A quick trawl through the news already tells us that many operators worldwide are planning commercial rollouts or trials of this technology. Companies such as T-Mobile in Germany and the Netherlands, Vodafone Group in Japan and New Zealand, or Cingular in the US, have all announced HSDPA rollouts.
Many of these operators will launch HSDPA services this year, prompting analyst and research company IDC to forecast that by the end of 2009 there will already be approximately 40m HSDPA subscribers in Western Europe alone.
Now, I’m a CTO and personally I love the technology strides the mobile world is making. But all this flurry of activity on HSPDA does make me think … Is this the whole story? Why are mobile operators making their respective upgrades to HSDPA so soon after the launch of commercial 3G networks? I mean, will it genuinely offer users a better user experience and therefore drive subscriber data usage?
Well, I believe the answer is not that simple. On its own speed will not make mobile content a success.
Simplicity really is the key for mobile subscribers, and history has taught us that this is why technologies such as SMS, have in the past, grown exponentially. Basics such as having a simple and easy to use graphical interface on the handset, and making the experience intuitive for the user go a long, long way in enhancing the user experience.
Perhaps the mobile industry can learn a valuable lesson from the fixed-line world of the Internet and the use of broadband.
While broadband has enhanced the experience of using content from the Internet via a PC, it is only half the story. We must remember it was clear, well-promoted and easy-to-navigate web pages that fuelled the growth of the Internet, with intuitive browsers becoming catalysts for this growth.
It is my view that this will be even more important in the mobile world, where the screen size is smaller and when users are constantly on the move. Every part of the chain needs to work for the consumer experience to be right, and that includes good handset performance, battery life, and roaming coverage so that calls are not dropped, as well as the presentation of the content itself.
Reducing the time lag between downloads and increasing download speeds for mobile content will play a big role in ensuring subscribers rapidly adopt mobile content.
In fact our own consumer research that LogicaCMG conducted in June last year showed that speed was cited as one of the most important factors in boosting subscribers’ use of mobile content. It is for this very reason why at LogicaCMG we are already developing high-speed proxys that speed up content delivery.
However, at the end of the day HSPDA is just an enabling technology, the same as WAP is. The true way to enhance customer experience for downloading mobile content is not just through speed but through the entire delivery chain of mobile content. This is not just limited to how quickly you receive it, but more importantly to how you find it and view it on your handset, access it through simple one key access, and even how you pay for it.

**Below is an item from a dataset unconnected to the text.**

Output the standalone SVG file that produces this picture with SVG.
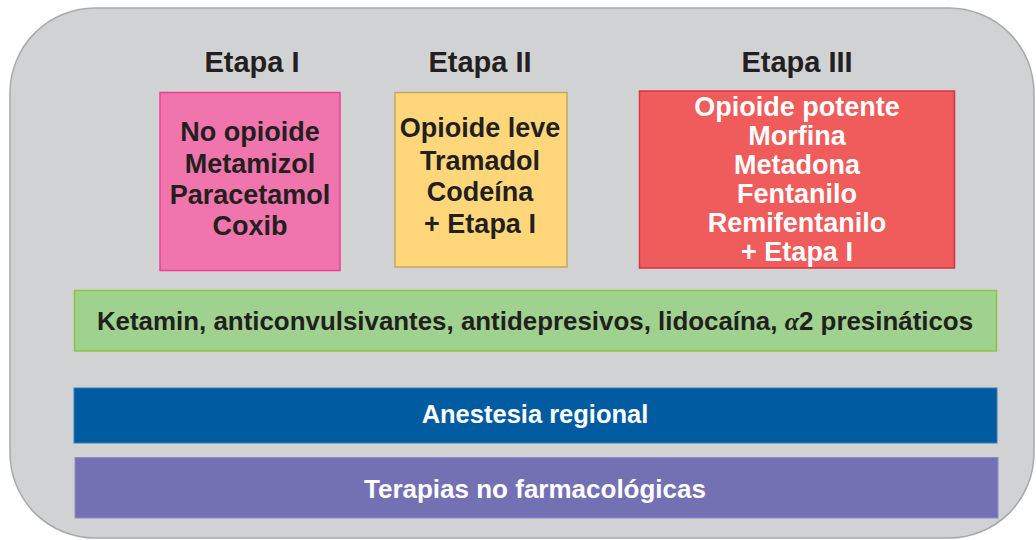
<svg xmlns="http://www.w3.org/2000/svg" width="1036" height="540" viewBox="0 0 1036 540">
<style>
text{font-family:"Liberation Sans",Arial,sans-serif;font-weight:bold;text-anchor:middle}
.dk{fill:#231F20}
.wt{fill:#FFFFFF}
.t{font-size:29px}
.b{font-size:27px}
.g{font-size:25.9px}
.r{font-size:25.5px}
.p{font-size:26px}
</style>
<rect x="10" y="8" width="1024" height="530" rx="85" ry="85" fill="#D1D2D4" stroke="#A7A9AC" stroke-width="1.5"/>
<g id="titles">
<text class="dk t" x="252" y="72">Etapa I</text>
<text class="dk t" x="480" y="72">Etapa II</text>
<text class="dk t" x="797" y="72">Etapa III</text>
</g>
<g id="etapa1">
<rect x="160" y="92.5" width="180" height="178" fill="#F075AC" stroke="#EC3F93" stroke-width="1.5"/>
<text class="dk b" x="250" y="141">No opioide</text>
<text class="dk b" x="250" y="173">Metamizol</text>
<text class="dk b" x="250" y="204">Paracetamol</text>
<text class="dk b" x="250" y="235">Coxib</text>
</g>
<g id="etapa2">
<rect x="395" y="92.5" width="172" height="174.5" fill="#FFD77A" stroke="#C9A464" stroke-width="1.5"/>
<text class="dk b" x="480" y="137">Opioide leve</text>
<text class="dk b" x="480" y="170">Tramadol</text>
<text class="dk b" x="480" y="201">Codeína</text>
<text class="dk b" x="480" y="233">+ Etapa I</text>
</g>
<g id="etapa3">
<rect x="639.5" y="91" width="315" height="177" fill="#F05B5B" stroke="#D23442" stroke-width="1.5"/>
<text class="wt b" x="797" y="116">Opioide potente</text>
<text class="wt b" x="797" y="145">Morfina</text>
<text class="wt b" x="797" y="174">Metadona</text>
<text class="wt b" x="797" y="203">Fentanilo</text>
<text class="wt b" x="797" y="232">Remifentanilo</text>
<text class="wt b" x="797" y="261">+ Etapa I</text>
</g>
<g id="adyuvantes">
<rect x="74.5" y="290.5" width="922" height="60.5" fill="#9FD18F" stroke="#8CC63F" stroke-width="1.5"/>
<text class="dk g" x="535" y="330">Ketamin, anticonvulsivantes, antidepresivos, lidocaína, <tspan font-family="'Liberation Serif',serif" font-style="italic" font-weight="bold">α</tspan>2 presináticos</text>
</g>
<g id="anestesia">
<rect x="74" y="388" width="923" height="55" fill="#005BA1" stroke="#3C7DB8" stroke-width="1"/>
<text class="wt r" x="535" y="423">Anestesia regional</text>
</g>
<g id="terapias">
<rect x="75" y="457.5" width="923" height="60.5" fill="#7470B4" stroke="#8E8CC4" stroke-width="1"/>
<text class="wt p" x="535" y="498">Terapias no farmacológicas</text>
</g>
<g id="connectors"/>
</svg>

It is about the customer experience, which has many facets to it – speed just being one of them.
The mobile industry has taken some great steps to see mobile content slowly but surely take off. The next wave of growth could be exponential, and technologies like HSDPA will play their part in ensuring that as a result of a rewarding customer experience, mobile content download rates grow steadily.
However, for operators to truly capture the subscriber loyalty that will repeatedly increase their data revenues though greater mobile downloads, the customer experience must be really rewarding – and unfortunately that is not just down to HSDPA (or any other technology, for that matter).